For each position, the model produces a probability distribution over all 27 possible next tokens. We look at the probability it assigned to the actual next token, take the log, and negate it:
loss_t = -math.log(probs[target_id])
In mathematical notation, the loss for a single name of $n$ token pairs is:
$$\text{loss} = -\frac{1}{n} \sum_{i=1}^{n} \log P(t_i \mid t_{i-1})$$
where $P(t_i \mid t_{i-1})$ is the probability the model assigns to the actual next token $t_i$ given the current token $t_{i-1}$.

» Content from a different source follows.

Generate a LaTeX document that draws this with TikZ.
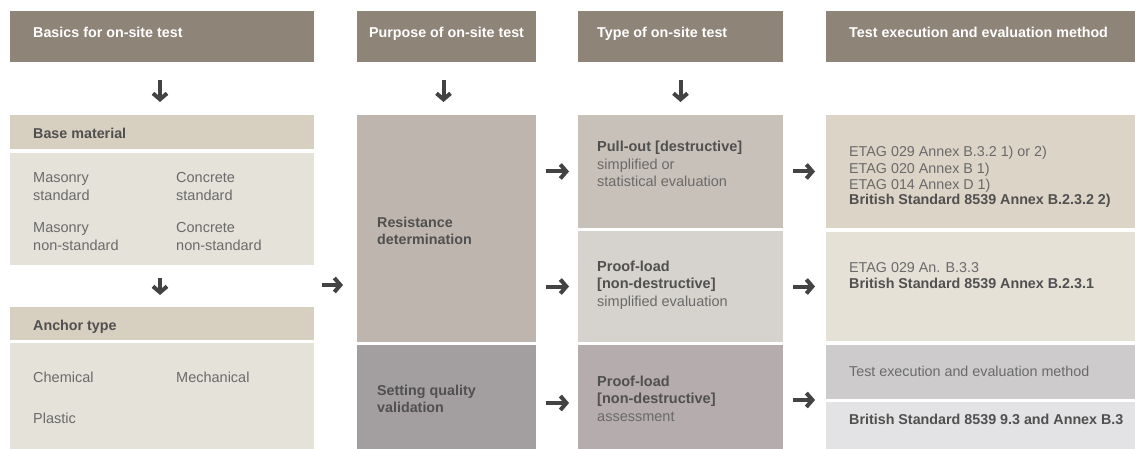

If the model assigned high probability to the correct token, the loss is low. If the model was surprised — the correct token had low probability — the loss is high.
A Concrete Example
After 100 training steps, let’s compute the loss for “ava”:
Try it
Step through each token pair to see its probability and loss:
| BOS → a | prob = 0.134 loss = −log(0.134) = 2.01 | |
| a → v | prob = 0.041 loss = −log(0.041) = 3.19 | |
| v → a | prob = 0.118 loss = −log(0.118) = 2.14 | |
| a → BOS | prob = 0.148 loss = −log(0.148) = 1.91 |
The a → v pair has the highest loss because “v” is relatively rare after “a”. The model is least surprised by a → BOS because many names end with “a”.
We average the four losses:
loss = (1 / n) * sum(losses)
$$\text{loss} = \frac{2.01 + 3.19 + 2.14 + 1.91}{4} = 2.31$$
Why logarithms? Because probabilities multiply (the chance of a whole sequence is the product of each step), and logs turn products into sums — which are easier to work with and more numerically stable.
The Loss Curve
As training progresses, the model has seen more character pairs and makes better predictions. The loss drops:
Try it
Hover to see the loss at each training step:
The steep drop in the first ~50 steps is the model learning the most common patterns (names often start with certain letters, “th” is common, “a” is often followed by “n”). After that, improvement slows — the easy patterns are learned, and what’s left is rarer combinations.
A loss of 0 would mean the model predicts every next character with 100% confidence. That’s impossible — language has genuine uncertainty. Many names share prefixes (“ma…" could be “mary”, “mark”, “madison”), so the best the model can do is assign reasonable probabilities across the options.